Thing-O-Matic Constructions

George W. Hart

This page collects some models I have made with the Makerbot Thing-O-Matic.   Feel free to build, repost, and modify these stl files in any way you like, but please include a link to this page as your source. You may also want to see my page of things I made on my Makerbot.  For more complex models that I have made on other 3D printing machines, see my Rapid Prototyping page.

After assembling it, I tested it with various models that I had already made on the Cupcake, for comparison.  It took some time to get it tuned up, but since then I've been printing quite a few things.  The first new thing I made was this compound of three cubes.  This shape adorns the left-hand tower of Escher's Waterfall:

Then I made this stellated rhombic dodecahedron, which adorns the right-hand tower:

The stl files for these models are here: compound of three cubes, stellated rhombic dodecahedron.  A cool thing about the stellated rhombic dodecahedron is that it is a space-packing shape.  If you make enough copies, you can fill all space without any gaps or overlaps---just like with bricks, but this shape is more surprising.  Here you can see a bit of the packing:

Here's another cool thing, a puzzle made of four interlinked triangles.  It is quite tricky to put together.

The stl file for six sticks is here. You have to build it twice to get all twelve pieces.

Here's a not-so-great build of one of my hypothetical sand dollar designs.

It was supposed to look like the image above, but the tiny details at the edges are hard to reproduce.
Here's the stl file. I made the bottom flat so no support structure is needed.

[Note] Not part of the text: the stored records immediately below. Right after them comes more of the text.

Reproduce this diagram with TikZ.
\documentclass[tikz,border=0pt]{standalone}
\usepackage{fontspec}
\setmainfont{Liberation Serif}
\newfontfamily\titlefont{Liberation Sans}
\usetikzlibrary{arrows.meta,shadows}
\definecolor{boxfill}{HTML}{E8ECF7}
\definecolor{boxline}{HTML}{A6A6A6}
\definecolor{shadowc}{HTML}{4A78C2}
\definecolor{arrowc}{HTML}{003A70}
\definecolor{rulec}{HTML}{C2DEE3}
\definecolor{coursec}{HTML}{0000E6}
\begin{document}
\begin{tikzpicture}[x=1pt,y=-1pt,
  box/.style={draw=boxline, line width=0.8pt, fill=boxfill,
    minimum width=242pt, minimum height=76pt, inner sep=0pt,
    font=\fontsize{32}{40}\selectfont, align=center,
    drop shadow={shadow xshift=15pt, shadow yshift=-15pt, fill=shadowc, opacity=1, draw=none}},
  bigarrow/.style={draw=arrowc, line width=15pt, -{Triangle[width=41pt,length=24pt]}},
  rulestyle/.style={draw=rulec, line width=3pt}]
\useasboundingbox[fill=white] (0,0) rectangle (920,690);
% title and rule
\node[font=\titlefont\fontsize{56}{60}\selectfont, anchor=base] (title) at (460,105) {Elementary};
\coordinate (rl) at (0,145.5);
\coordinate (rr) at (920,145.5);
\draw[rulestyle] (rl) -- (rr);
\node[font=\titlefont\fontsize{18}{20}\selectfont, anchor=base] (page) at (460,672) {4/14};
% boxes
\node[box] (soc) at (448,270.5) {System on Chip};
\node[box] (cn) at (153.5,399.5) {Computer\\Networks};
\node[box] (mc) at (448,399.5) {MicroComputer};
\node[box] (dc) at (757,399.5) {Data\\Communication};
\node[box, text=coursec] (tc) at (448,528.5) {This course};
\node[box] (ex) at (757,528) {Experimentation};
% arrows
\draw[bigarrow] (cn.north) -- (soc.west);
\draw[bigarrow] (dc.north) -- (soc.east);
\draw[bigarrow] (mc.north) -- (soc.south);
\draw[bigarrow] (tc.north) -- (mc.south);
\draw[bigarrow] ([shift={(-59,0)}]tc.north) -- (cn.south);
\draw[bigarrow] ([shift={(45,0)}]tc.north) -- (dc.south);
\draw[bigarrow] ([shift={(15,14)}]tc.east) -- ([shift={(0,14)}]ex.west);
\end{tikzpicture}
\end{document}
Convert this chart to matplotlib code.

This is an awesome folding dodecahedron and its complement. Together they form a cube. Each is made of eight parts hinged together with white adhesive tape.  To get a sense of it, see the video Inside-Out Logic on my YouTube channel.  The stl files are here and here.  You need to make four copies of each file and also four copies of the mirror image of each file.  From the video, you can figure out how they get assembled.